A new budget estimate released Wednesday shows that the spending bill negotiated between President Barack Obama and House Speaker John Boehner would produce less than 1 percent of the $38 billion in promised savings by the end of this budget year.
The Congressional Budget Office estimate shows that compared with current spending rates the spending bill due for a House vote Thursday would cut federal outlays from non-war accounts by just $352 million through Sept. 30. About $8 billion in immediate cuts to domestic programs and foreign aid are offset by nearly equal increases in defense spending.
When war funding is factored in the legislation would actually increase total federal outlays by $3.3 billion relative to current levels.

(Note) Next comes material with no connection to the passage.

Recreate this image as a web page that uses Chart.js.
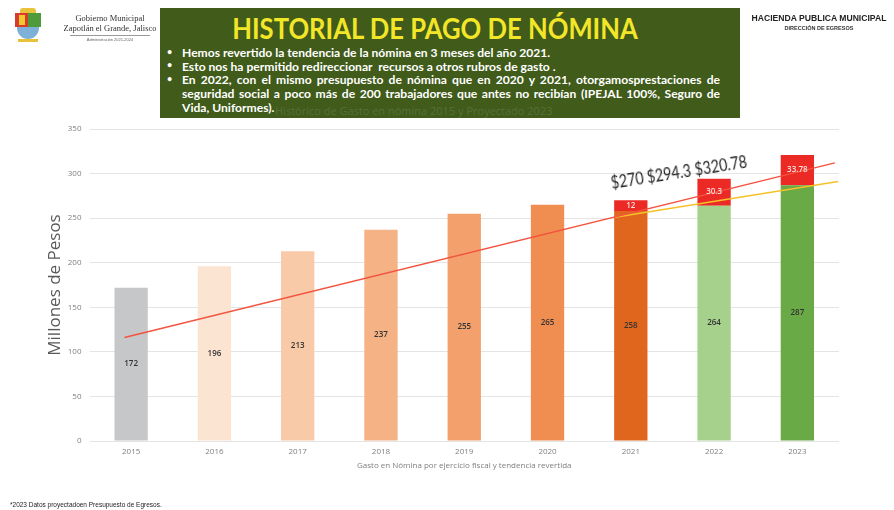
<!DOCTYPE html>
<html>
<head>
<meta charset="utf-8">
<script src="https://cdn.jsdelivr.net/npm/chart.js@4.4.1/dist/chart.umd.min.js"></script>
<style>
    body { margin: 0; background: #fff; font-family: "Open Sans", sans-serif; }
    #wrap { position: relative; width: 894px; height: 510px; overflow: hidden; }
    #chart { position: absolute; left: 0; top: 0; }
    .abs { position: absolute; white-space: nowrap; }
    #box { left: 160px; top: 8px; width: 580px; height: 110px; background: #405b1a; }
    #title { left: 135px; top: 11px; width: 600px; text-align: center; font: bold 28px Lato, sans-serif; color: #f3e629; transform: scaleX(0.915); }
    .line { left: 182px; font: bold 12.1px Lato, sans-serif; color: #fff; }
    .just { width: 538px; text-align: justify; text-align-last: justify; }
    .dot { left: 167px; font: bold 9px Lato, sans-serif; color: #fff; }
    #faint { left: 275px; top: 103px; font: 11px "Open Sans", sans-serif; color: #56703a; }
    #gob { left: 60px; top: 13px; width: 100px; text-align: center; font: 8.5px "Liberation Serif", serif; color: #333; line-height: 10px; }
    #adm { left: 70px; top: 35px; width: 80px; text-align: center; font: 4px "Liberation Sans", sans-serif; color: #666; border-top: 1px solid #999; padding-top: 1px; }
    #hac { left: 744px; top: 13px; width: 150px; text-align: center; font: bold 8.6px "Liberation Sans Narrow", "Liberation Sans", sans-serif; color: #222; }
    #egr { left: 744px; top: 25px; width: 150px; text-align: center; font: bold 5.5px "Liberation Sans Narrow", "Liberation Sans", sans-serif; color: #333; }
    #trend { left: 611px; top: 173px; font: 16.5px Lato, sans-serif; color: #1e1e1e; transform: rotate(-9deg) scaleX(0.86); transform-origin: left center; }
    #foot { left: 10px; top: 501px; font: 6.5px "Liberation Sans", sans-serif; color: #222; }
    #shield { left: 12px; top: 8px; width: 32px; height: 36px; }
</style>
</head>
<body>
<div id="wrap">
    <canvas id="chart" width="894" height="510"></canvas>

    <div id="shield" class="abs">
        <div class="abs" style="left:8px;top:0;width:16px;height:5px;background:#e8c23a;border-radius:3px 3px 0 0;"></div>
        <div class="abs" style="left:3px;top:5px;width:13px;height:14px;background:#d93b2b;"></div>
        <div class="abs" style="left:16px;top:5px;width:13px;height:14px;background:#4f9a3a;"></div>
        <div class="abs" style="left:7px;top:7px;width:6px;height:10px;background:#f0c830;"></div>
        <div class="abs" style="left:5px;top:19px;width:22px;height:12px;background:#7fb0d8;border-radius:0 0 11px 11px;"></div>
        <div class="abs" style="left:6px;top:31px;width:20px;height:3px;background:#e8c23a;"></div>
    </div>
    <div id="gob" class="abs">Gobierno Municipal<br>Zapotlán el Grande, Jalisco</div>
    <div id="adm" class="abs">Administración 2021-2024</div>

    <div id="box" class="abs"></div>
    <div id="title" class="abs">HISTORIAL DE PAGO DE NÓMINA</div>
    <div id="faint" class="abs">Histórico de Gasto en nómina 2015 y Proyectado 2023</div>
    <div class="abs dot" style="top:46px">•</div>
    <div class="abs dot" style="top:59px">•</div>
    <div class="abs dot" style="top:73px">•</div>
    <div class="abs line" style="top:45px">Hemos revertido la tendencia de la nómina en 3 meses del año 2021.</div>
    <div class="abs line" style="top:59px">Esto nos ha permitido redireccionar&nbsp; recursos a otros rubros de gasto .</div>
    <div class="abs line just" style="top:72px">En 2022, con el mismo presupuesto de nómina que en 2020 y 2021, otorgamosprestaciones de</div>
    <div class="abs line just" style="top:86px">seguridad social a poco más de 200 trabajadores que antes no recibían (IPEJAL 100%, Seguro de</div>
    <div class="abs line" style="top:100px">Vida, Uniformes).</div>

    <div id="hac" class="abs">HACIENDA PUBLICA MUNICIPAL</div>
    <div id="egr" class="abs">DIRECCIÓN DE EGRESOS</div>

    <div id="trend" class="abs">$270 $294.3 $320.78</div>
    <div id="foot" class="abs">*2023 Datos proyectadoen Presupuesto de Egresos.</div>
</div>
<script>
const years = ["2015", "2016", "2017", "2018", "2019", "2020", "2021", "2022", "2023"];
const nomina = [172, 196, 213, 237, 255, 265, 258, 264, 287];
const extra = [null, null, null, null, null, null, 12, 30.3, 33.78];
const barColors = ["#c6c7c9", "#fce4d3", "#f9caa8", "#f5b285", "#f3a06c", "#f08d50", "#e0661e", "#a6d18c", "#6aaa46"];
// tendencias (x = indice de año)
const redTrend = [{ x: -0.08, y: 116 }, { x: 8.45, y: 312 }];
const yellowTrend = [{ x: 5.81, y: 251 }, { x: 8.49, y: 291 }];
const yTicks = [0, 50, 100, 150, 200, 250, 300, 350];

const ctx = document.getElementById("chart");

const valueLabels = {
    id: "valueLabels",
    afterDatasetsDraw(chart) {
        const c = chart.ctx;
        chart.data.datasets.forEach((ds, i) => {
            if (!ds.labelColor) return;
            const meta = chart.getDatasetMeta(i);
            meta.data.forEach((bar, j) => {
                const v = ds.data[j];
                if (v == null) return;
                c.save();
                c.font = '600 8px "Open Sans"';
                c.fillStyle = ds.labelColor;
                c.textAlign = "center";
                c.textBaseline = "middle";
                c.fillText(String(v), bar.x, (bar.y + bar.base) / 2);
                c.restore();
            });
        });
    },
};

new Chart(ctx, {
    data: {
        labels: years,
        datasets: [
            {
                type: "line",
                data: redTrend,
                xAxisID: "x2",
                stack: "r",
                borderColor: "#f3533f",
                borderWidth: 1.5,
                pointRadius: 0,
                order: 0,
            },
            {
                type: "line",
                data: yellowTrend,
                xAxisID: "x2",
                stack: "a",
                borderColor: "#f5c229",
                borderWidth: 1.5,
                pointRadius: 0,
                order: 0,
            },
            {
                type: "bar",
                data: nomina,
                backgroundColor: barColors,
                labelColor: "#333333",
                order: 1,
            },
            {
                type: "bar",
                data: extra,
                backgroundColor: "#ec2a25",
                labelColor: "#fde0dc",
                order: 1,
            },
        ],
    },
    options: {
        responsive: false,
        animation: false,
        devicePixelRatio: 1,
        layout: { padding: { left: 0, top: 129, right: 55, bottom: 0 } },
        datasets: { bar: { barPercentage: 0.4, categoryPercentage: 1, grouped: false } },
        plugins: { legend: { display: false }, tooltip: { enabled: false } },
        scales: {
            x: {
                stacked: true,
                grid: { display: false, drawTicks: false },
                border: { display: false },
                ticks: { color: "#7f7f7f", font: { size: 8, family: "Open Sans" }, padding: 6 },
                title: {
                    display: true,
                    text: "Gasto en Nómina por ejercicio fiscal y tendencia revertida",
                    color: "#7f7f7f",
                    font: { size: 8, family: "Open Sans" },
                    padding: { top: 0, bottom: 39 },
                },
                afterFit: (axis) => { axis.height = 69; },
            },
            x2: { type: "linear", min: -0.5, max: 8.5, display: false },
            y: {
                stacked: true,
                min: 0,
                max: 350,
                afterBuildTicks: (axis) => { axis.ticks = yTicks.map((v) => ({ value: v })); },
                grid: { color: "#e4e4e4", drawTicks: false },
                border: { display: false },
                ticks: { color: "#7f7f7f", font: { size: 8, family: "Open Sans" }, padding: 8 },
                title: {
                    display: true,
                    text: "Millones de Pesos",
                    color: "#595959",
                    font: { size: 17, family: "Open Sans" },
                    padding: { top: 45, bottom: 0 },
                },
                afterFit: (axis) => { axis.width = 89.5; },
            },
        },
    },
    plugins: [valueLabels],
});
</script>
</body>
</html>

So now we’re down to $8 billion in actual cuts, all of it offset by increases to the Pentagon budget. But what about future years? Surely these savings will start to add up down the road? Not really:
In response to multiple requests for estimates of the effects of post-2011 outlays from H.R. 1473, CBO has developed additional information about the budgetary impact of H.R. 1473 in years beyond 2011.
….CBO estimates that enactment of H.R. 1473 would produce federal outlays over the 2011-2021 period that are between $20 billion and $25 billion lower than the amount of outlays that would be expected from having 2011 appropriations set at the same level as 2010 appropriations.
That’s a cumulative number, which means the CBO estimates savings of about $2 billion per year over the next decade. Turns out that budget cutting is harder than it looks, even for Republicans. I predict that John Boehner is in a heap of trouble with the tea party wing of his caucus.